Vous avez parlé du canal Seine-Nord. Ce n’est quand même pas un chantier à trois francs, six sous ! C’est un chantier qui va mobiliser des fonds européens.
Lorsque j’étais ministre délégué au budget, vous avez suffisamment défendu auprès de moi – avec brio et talent – le canal Seine-Nord en m’expliquant qu’il était structurant d’un axe transrégional passant à la fois par la Picardie et le Nord-Pas-de-Calais pour m’expliquer maintenant, avec le même brio, à travers cet amendement, que ce canal Seine-Nord ne serait plus structurant au motif qu’il n’existe pas encore. Il existera, il mobilisera des financements et sera un axe structurant de ces deux régions.
Par ailleurs, vous le savez très bien, en dépit de leur dissemblance due aux différentes dimensions des ports, sur les façades maritimes peuvent se développer des coopérations très importantes dans le domaine du tourisme, dans le domaine des activités de pêche et de transformation des produits de la mer.
Vous le savez également, des pôles de compétitivité travaillent ensemble : entre l’université de technologie de Compiègne et un certain nombre de départements de l’université de Lille, il existe des coopérations hautement technologiques qui sont à l’origine de transferts de technologies vers le privé. Ces coopérations sont revendiquées par les régions comme extrêmement denses, extrêmement riches et porteuses d’avenir, notamment si on les inscrit dans des programmes européens tels qu’Interreg.
Je peux comprendre l’argument de temps consistant à dire que cette réforme ne serait pas nécessairement opportune à cet instant précis, mais, tout simplement par souci de rigueur et d’honnêteté, je ne peux pas accepter devant cette assemblée l’idée qu’il n’existerait aucune coopération possible entre ces deux régions ; je ne peux pas non plus accepter l’idée que, dès lors qu’elles coopéreraient, elles ne pourraient plus coopérer avec d’autres régions de l’Union européenne.
Je me range à nombre de vos arguments, mais, pour autant, je ne suis pas convaincu par vos propositions.
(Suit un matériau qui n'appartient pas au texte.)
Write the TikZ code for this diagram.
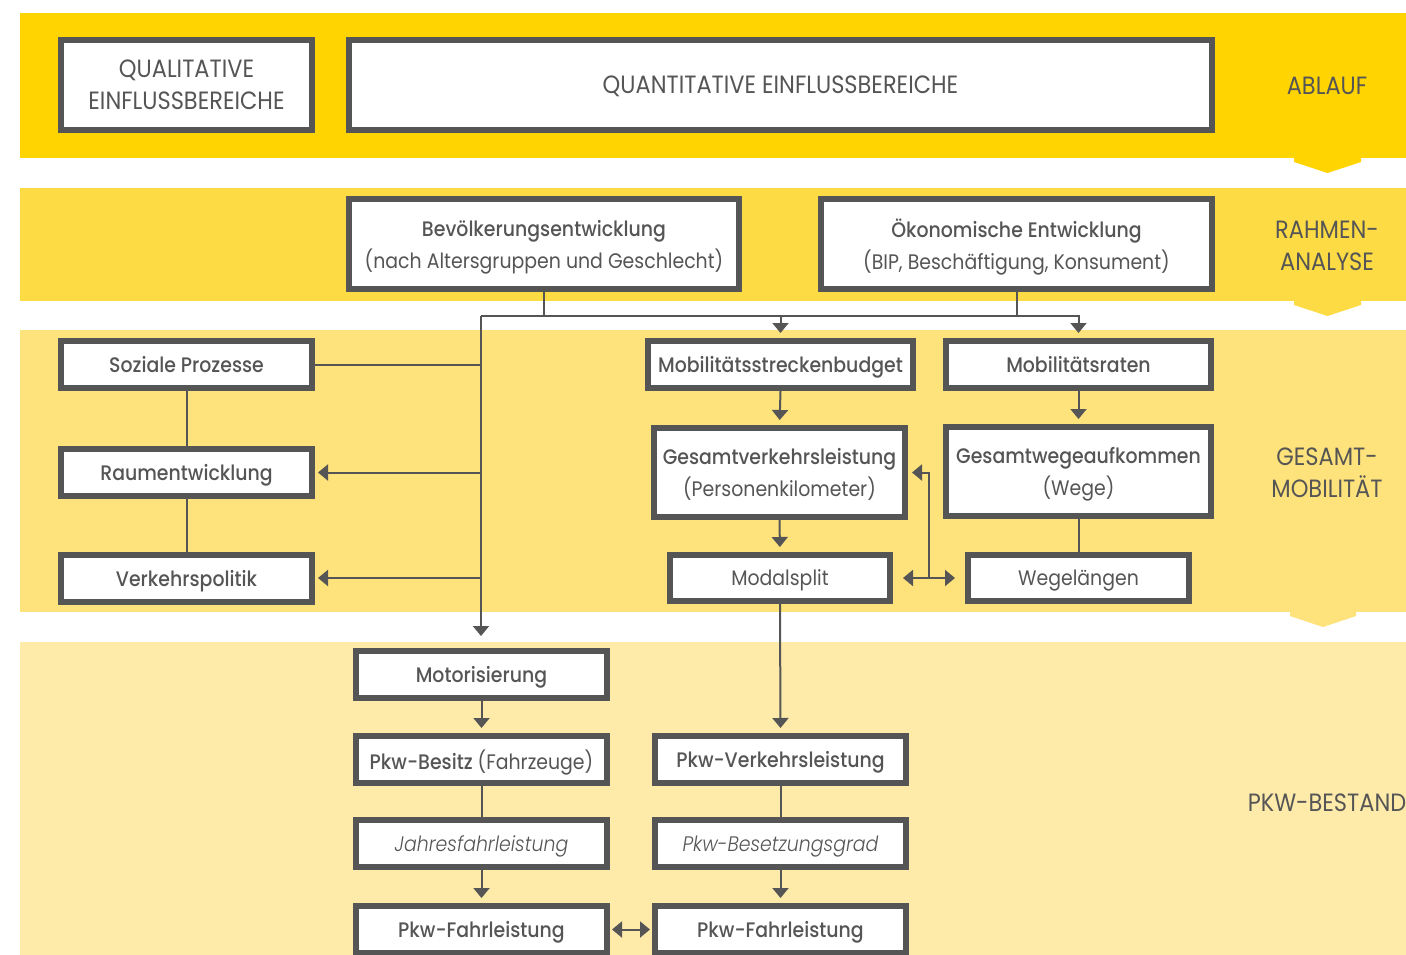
\documentclass[tikz,border=0pt]{standalone}
\usepackage{fontspec}
\setmainfont{Poppins}[FakeStretch=0.9, BoldFont={Poppins Medium}, ItalicFont={Poppins Light Italic}]
\usetikzlibrary{arrows.meta}
\usetikzlibrary{calc}

\definecolor{ablauf}{HTML}{FFD400}
\definecolor{rahmen}{HTML}{FDDB45}
\definecolor{gesamt}{HTML}{FEE27B}
\definecolor{bestand}{HTML}{FEEBAA}
\definecolor{frame}{HTML}{555555}

\begin{document}
\begin{tikzpicture}[
	x = 1pt, y = -1pt,
	box/.style = {
	  draw = frame, line width = 6pt, fill = white,
	  text = frame, align = center,
	  inner sep = 0pt, text depth = 0pt,
	  font = \fontsize{21}{32}\selectfont,
	},
	dims/.style 2 args = {
	  minimum width = #1-6, minimum height = #2-6,
	},
	caps/.style = {font = \fontsize{25}{32}\selectfont},
	level/.style = {
	  text = frame, align = center, caps,
	},
	link/.style = {frame, line width = 2pt},
	arr/.style = {link, -{Triangle[width=16pt, length=10pt]}, shorten >= 5pt},
	both/.style = {link, {Triangle[width=16pt, length=10pt]}-{Triangle[width=16pt, length=10pt]}},
  ]

  \useasboundingbox (0,0) rectangle (1406,955);

  % bands
  \fill[ablauf]  (20,13)  rectangle (1406,158);
  \fill[rahmen]  (20,188) rectangle (1406,301);
  \fill[gesamt]  (20,330) rectangle (1406,612);
  \fill[bestand] (20,642) rectangle (1406,955);
  \fill[ablauf] (1294,157) -- (1361,157) -- (1361,162) -- (1327.5,173) -- (1294,162) -- cycle;
  \fill[rahmen] (1294,300) -- (1361,300) -- (1361,305) -- (1327.5,316) -- (1294,305) -- cycle;
  \fill[gesamt] (1290,611) -- (1356,611) -- (1356,616) -- (1323,627) -- (1290,616) -- cycle;

  \node[level] (ablauf)  at (1327,86)  {ABLAUF};
  \node[level] (rahmen)  at (1327,246) {RAHMEN-\\ANALYSE};
  \node[level] (gesamt)  at (1327,473) {GESAMT-\\MOBILITÄT};
  \node[level] (bestand) at (1327,803) {PKW-BESTAND};

  % boxes
  \node[box, caps, dims={257}{96}] (qual)  at (186.5,85) {QUALITATIVE\\EINFLUSSBEREICHE};
  \node[box, caps, dims={869}{96}] (quant) at (780.5,85) {QUANTITATIVE EINFLUSSBEREICHE};

  \node[box, dims={396}{96}] (bev) at (544,244)
	{\textbf{Bevölkerungsentwicklung}\\(nach Altersgruppen und Geschlecht)};
  \node[box, dims={397}{96}] (oek) at (1016.5,244)
	{\textbf{Ökonomische Entwicklung}\\(BIP, Beschäftigung, Konsument)};

  \node[box, dims={257}{53}] (soz)  at (186.5,364.5) {\textbf{Soziale Prozesse}};
  \node[box, dims={257}{53}] (raum) at (186.5,472.5) {\textbf{Raumentwicklung}};
  \node[box, dims={257}{53}] (vpol) at (186.5,578)   {\textbf{Verkehrspolitik}};

  \node[box, dims={271}{53}] (msb)   at (780.5,364.5)  {\textbf{Mobilitätsstreckenbudget}};
  \node[box, dims={271}{53}] (mrat)  at (1078.5,364.5) {\textbf{Mobilitätsraten}};
  \node[box, dims={257}{95}] (gvl)   at (779.5,472.5)  {\textbf{Gesamtverkehrsleistung}\\(Personenkilometer)};
  \node[box, dims={271}{95}] (gwa)   at (1078.5,471.5) {\textbf{Gesamtwegeaufkommen}\\(Wege)};
  \node[box, dims={226}{52}] (modal) at (780,578)      {Modalsplit};
  \node[box, dims={227}{52}] (wegl)  at (1078.5,578)   {Wegelängen};

  \node[box, dims={257}{53}] (motor)  at (481.5,674.5) {\textbf{Motorisierung}};
  \node[box, dims={257}{53}] (besitz) at (481.5,759.5) {\textbf{Pkw-Besitz} (Fahrzeuge)};
  \node[box, dims={257}{53}] (jahres) at (481.5,843.5) {\textit{Jahresfahrleistung}};
  \node[box, dims={257}{53}] (fahrL)  at (481.5,929.5) {\textbf{Pkw-Fahrleistung}};
  \node[box, dims={257}{53}] (pvl)    at (780.5,759.5) {\textbf{Pkw-Verkehrsleistung}};
  \node[box, dims={257}{53}] (besetz) at (780.5,843.5) {\textit{Pkw-Besetzungsgrad}};
  \node[box, dims={257}{53}] (fahrR)  at (780.5,929.5) {\textbf{Pkw-Fahrleistung}};

  % connectors
  \coordinate (hub)  at (481,316);
  \coordinate (down) at (481,636);
  \coordinate (fork) at (929,578);

  \draw[link] (bev.south) -- (bev.south |- hub);
  \draw[link] (oek.south) -- (oek.south |- hub);
  \draw[arr] (hub) -| (mrat.north);
  \draw[arr] (msb.north |- hub) -- (msb.north);
  \draw[link, -{Triangle[width=16pt, length=10pt]}] (hub) -- (down);

  \draw[link] (soz.east) -- (soz.east -| hub);
  \draw[arr, shorten >= 3pt] (raum.east -| hub) -- (raum.east);
  \draw[arr, shorten >= 3pt] (vpol.east -| hub) -- (vpol.east);
  \draw[link] (soz.south) -- (raum.north);
  \draw[link] (raum.south) -- (vpol.north);

  \draw[arr] (msb.south) -- (gvl.north);
  \draw[arr] (mrat.south) -- (gwa.north);
  \draw[arr] (gvl.south) -- (modal.north);
  \draw[link] (gwa.south) -- (wegl.north);
  \draw[both, shorten <= 10pt, shorten >= 10pt] (modal.east) -- (wegl.west);
  \draw[arr, shorten >= 4pt] (fork) |- (gvl.east);
  \draw[arr] (modal.south) -- (pvl.north);

  \draw[arr] (motor.south) -- (besitz.north);
  \draw[link] (besitz.south) -- (jahres.north);
  \draw[arr] (jahres.south) -- (fahrL.north);
  \draw[link] (pvl.south) -- (besetz.north);
  \draw[arr] (besetz.south) -- (fahrR.north);
  \draw[both, shorten <= 2pt, shorten >= 2pt] (fahrL.east) -- (fahrR.west);
\end{tikzpicture}
\end{document}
D’autant que plusieurs de ces arguments – qui n’ont pas été développés, mais c’est là tout le plaisir de la rhétorique – plaident plutôt en faveur de la carte retenue par l’Assemblée nationale.
Par souci de cohérence et par souci de rendre possibles les coopérations entre régions, le Gouvernement, je le répète, émet un avis défavorable sur ces deux amendements identiques.